A. The scratchcards are operated by Purely Creative, but the travel holiday "prize" is run by a separate business, Whoopydoo. Whoopydoo is a trading division of Fireball Media Ltd, which also trades as AIM-Solutions. It took us some effort to contact a representative of this company, as Whoopydoo does not list a phone number contact and there are several, unrelated, businesses styled as "Fireball Media". We eventually tracked down Simon Kent, a director of Fireball Media, who said that it is made clear in the terms and conditions of the prize draw offer that the "free" holiday only applies to the person holding the scratchcard, not others who travel with them, that taxes and fuel levy are applied and that Majorca is not the a guaranteed destination. Mr Kent added that your first choice of date coincided with school half-term and was in high demand.

Q. My 86-year-old sister has had a bank account with the Bank of Scotland for more than 20 years. She now lives in residential care, is immobile and has difficulty hearing on the phone. I have twice written to her bank explaining that she cannot visit the branch, as has the owner of the residential home. When I visited her recently, she asked me to phone the bank with her so that she could try to speak to them. When I got through and explained that I was phoning on behalf of my sister, the bank refused to speak to me and sent my sister a letter saying they had suspended her account as someone had tried to access it. Now she cannot write cheques, or pay for her residential care. MH, Wakefield.

A. Bank of Scotland apologises for the difficulties caused to your sister, but says it is important to protect customer confidentiality. Your sister's account has now been unlocked and a representative of the bank has visited your sister in her care home. She has been given assistance in using the care home's computer and is apparently happy to do her banking online from there. The bank has also given her forms to enter into a power of attorney in case she has further difficulty in future.

Q. My husband signed a contract in January with Aspire Training Solutions for a training course in plumbing. We were persuaded to pay for the whole course, for 4,700, financed by Clydesdale Financial Services. This meant that the actual cost would be 6,600, after interest payments. In February, I was made redundant and, as I was the main earner, we asked for the course to be cancelled. Aspire said that we were out of the contract cancellation time. We can't afford for my husband to take the course, but we are now committed to paying 102.78 per month. JV, Southampton.

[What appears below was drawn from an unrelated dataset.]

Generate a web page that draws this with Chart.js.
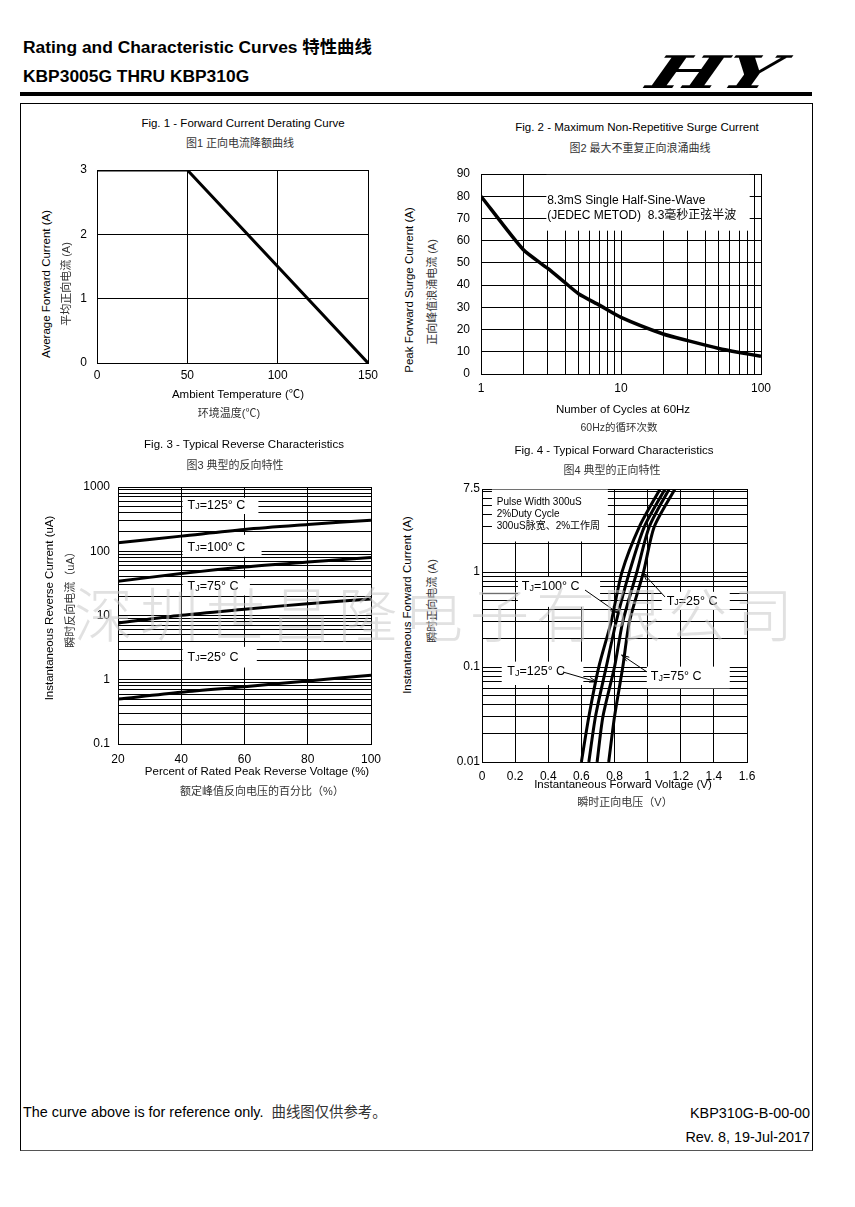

A. Clydesdale Financial Services is part of Barclaycard and it has offered to extend the repayment period. However, you have decided to stick with the original schedule to get the debt cleared quicker and to avoid any negative entry on your credit record. Aspire's phone number is now answered by a business called "Plumbing Skills", which referred us to another business called "The Skills Centre". This firm failed to respond to our repeated requests to discuss our request that it cancel your contract.

Q. In October last year, Orange offered to upgrade my package from the basic broadband package to the premium product at my existing monthly fee of 17.99, if I extended my contract for a year. I was to be given a wireless networking kit. By January, these had still not arrived. I was told it would have to "re-generate the order". But when they did this, they increased my monthly rental to 19.99, having previously promised not to do this. When I again contacted Orange they said I would have to pay the higher charge. After I wrote to complain, Orange gave me a two-month refund, equivalent to the lower monthly charge. Orange then agreed to reinstate the charge at 17.99, but when it confirmed this, it said I had agreed to renew my contract for another 18 months. I then said I wanted to cancel the contract. Orange says it will charge me an early cancellation fee of 235. RL, by email.

A. Orange has now agreed to accept the contract cancellation without charge.